O diretor clínico da Holiste, o psiquiatra Luiz Fernando Pedroso diz que a desproporcionalidade de força empregada em situações de bullying, como a narrada por CD, mostra uma perversão no ambiente escolar e que as boas unidades de educação têm obrigação de impedir que isso prossiga.
“A mera provocação e o conflito por si só não são preocupantes e fazem parte do crescimento individual, no entanto, manifestações excessivas, tidas como patológicas, tanto por parte do agredido como do agressor exigem intervenção”, diz.
O médico, no entanto, afirma que a lei possui um texto esquisito, uma vez que judicializa uma questão educacional. “O Estado termina por retirar a virtude do educador.
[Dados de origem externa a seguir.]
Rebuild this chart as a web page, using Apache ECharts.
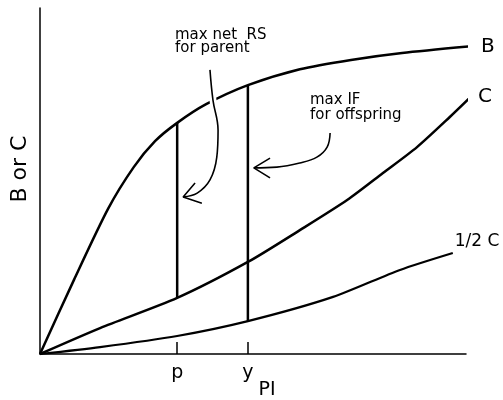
<!DOCTYPE html>
<html lang="en">
<head>
    <meta charset="UTF-8">
    <title>B or C against PI</title>
    <style>
        html, body {
            margin: 0;
            padding: 0;
            background: #fff;
        }
        #main {
            width: 503px;
            height: 400px;
        }
    </style>
    <script type="text/javascript" src="https://cdn.jsdelivr.net/npm/echarts@6/dist/echarts.min.js"></script>
</head>
<body>
<div id="main"></div>
<script type="text/javascript">
    // curves, x and y in 0..100 units
    var bCurve = [[0,0],[8,21.5],[16,42],[22,54],[27,61.5],[32.2,66.8],[39,72.2],[48.8,77.7],
        [61,82.3],[73,85.0],[85,87.0],[101.6,89.0]];
    var cCurve = [[0,0],[14.1,7.5],[32.2,16.2],[48.8,26.6],[61.0,35.8],[72.1,44.5],[80.5,52.3],
        [88.5,59.8],[96.2,68.5],[101.6,74.9]];
    var halfCCurve = [[0,0],[14.1,2.0],[32.2,5.2],[48.8,9.5],[68.8,16.5],[84.5,24.3],[96.9,29.2]];

    // marked points on the x axis
    var xMarks = [32.2, 48.8];
    var xMarkLabels = ['p', 'y'];

    // vertical drops: at p from B to C, at y from B to 1/2 C
    var pLine = [[32.2,66.8],[32.2,16.2]];
    var yLine = [[48.8,77.7],[48.8,9.5]];

    // annotation arrows
    var arrow1 = [[39.9,82.1],[40.6,73.4],[41.8,64.7],[41.5,56.9],[39.9,50.3],[36.9,46.5],[33.6,45.4]];
    var arrow1Head = [[36.4,49.4],[33.6,45.4],[38.0,43.6]];
    var arrow2 = [[68.1,63.9],[67.4,59.8],[65.0,56.9],[61.0,55.2],[55.6,54.0],[50.2,53.8]];
    var arrow2Head = [[54.0,56.6],[50.2,53.8],[54.0,50.9]];

    var font = 'DejaVu Sans';

    function curve(name, data, width, label) {
        return {
            name: name,
            type: 'line',
            data: data,
            smooth: 0.25,
            symbol: 'none',
            clip: false,
            lineStyle: {color: '#000', width: width},
            endLabel: label
        };
    }

    var chart = echarts.init(document.getElementById('main'));
    var option = {
        animation: false,
        backgroundColor: '#fff',
        grid: {left: 40, right: 37, top: 8, bottom: 46, outerBoundsMode: 'none', containLabel: false},
        xAxis: {
            type: 'value',
            min: 0,
            max: 100,
            name: 'PI',
            nameLocation: 'middle',
            nameGap: 27,
            nameMoveOverlap: false,
            nameTextStyle: {fontFamily: font, fontSize: 19, color: '#000', padding: [0, 0, 0, 28]},
            splitLine: {show: false},
            axisLine: {lineStyle: {color: '#000', width: 1.5}},
            axisTick: {show: true, inside: true, length: 12, customValues: xMarks,
                lineStyle: {color: '#000', width: 1.5}},
            axisLabel: {
                customValues: xMarks,
                margin: 10,
                fontFamily: font,
                fontSize: 19,
                color: '#000',
                formatter: function (v) {
                    var i = xMarks.indexOf(v);
                    return i < 0 ? '' : xMarkLabels[i];
                }
            }
        },
        yAxis: {
            type: 'value',
            min: 0,
            max: 100,
            name: 'B or C',
            nameLocation: 'middle',
            nameRotate: 90,
            nameGap: 9,
            nameMoveOverlap: false,
            nameTextStyle: {fontFamily: font, fontSize: 22, color: '#000', padding: [0, 0, 0, 24]},
            splitLine: {show: false},
            axisLine: {show: true, lineStyle: {color: '#000', width: 1.5}},
            axisTick: {show: false},
            axisLabel: {show: false}
        },
        graphic: [{
            type: 'text',
            left: 175,
            top: 28,
            style: {text: 'max net  RS\nfor parent', font: '15px "DejaVu Sans"', lineHeight: 13, fill: '#000'}
        }, {
            type: 'text',
            left: 310,
            top: 93,
            style: {text: 'max IF\nfor offspring', font: '15px "DejaVu Sans"', lineHeight: 15, fill: '#000'}
        }],
        series: [
            curve('B', bCurve, 2.5, {show: true, formatter: 'B', distance: 13,
                fontFamily: font, fontSize: 20, color: '#000'}),
            curve('C', cCurve, 2.5, {show: true, formatter: 'C', distance: 10,
                fontFamily: font, fontSize: 20, color: '#000', offset: [0, -3]}),
            curve('1/2 C', halfCCurve, 2.2, {show: true, formatter: '1/2 C', distance: 2,
                fontFamily: font, fontSize: 17, color: '#000', offset: [0, -11]}),
            {type: 'line', data: pLine, symbol: 'none', lineStyle: {color: '#000', width: 2.5}},
            {type: 'line', data: yLine, symbol: 'none', lineStyle: {color: '#000', width: 2.5}},
            // white halo so arrow cuts through curve B as in the drawing
            {type: 'line', data: arrow1.slice(0, 3), smooth: 0.3, symbol: 'none',
                lineStyle: {color: '#fff', width: 7}},
            {type: 'line', data: arrow1, smooth: 0.4, symbol: 'none', lineStyle: {color: '#000', width: 1.6}},
            {type: 'line', data: arrow1Head, symbol: 'none', lineStyle: {color: '#000', width: 1.6}},
            {type: 'line', data: arrow2, smooth: 0.4, symbol: 'none', lineStyle: {color: '#000', width: 1.6}},
            {type: 'line', data: arrow2Head, symbol: 'none', lineStyle: {color: '#000', width: 1.6}}
        ]
    };
    chart.setOption(option);
</script>
</body>
</html>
A questão precisa e deve ser discutida e resolvida, mas no âmbito escolar, que é um espaço privilegiado de socialização”, completa o médico.
Cura social
A psicóloga e orientadora psicopedagógica na Associação Cultural Brasil-Estados Unidos (Acbeu) Raquel Guirra destaca que o bullying alerta para a necessidade de atuar tanto com os agredidos quanto os agressores, pois ambos possuem como característica os problemas de estima.
“É natural que o agredido seja mais bem aceito, mas o agressor também precisa ser tratado, pois, geralmente, é uma criança criada num ambiente de agressividade e que, para ser aceito e visto como forte, precisa apelar para a agressão”, completa.
Ela pontua que se os envolvidos não são assistidos, corre-se o risco de evitar a situação no ambiente de vigilância, mas de se permitir que o cenário volte a se repetir quando ninguém estiver observando.
Com uma postura parecida, Keila Parente é enfática em pontuar a necessidade de família e escola criarem um ambiente seguro para que a criança se sinta à vontade para relatar qualquer situação de violência.
“Geralmente, nas situações de bullying existe a figura do agressor, do agredido e da plateia, então é preciso que a escola sensibilize sobre as normas de convivência e assegure a eles a segurança”, finaliza.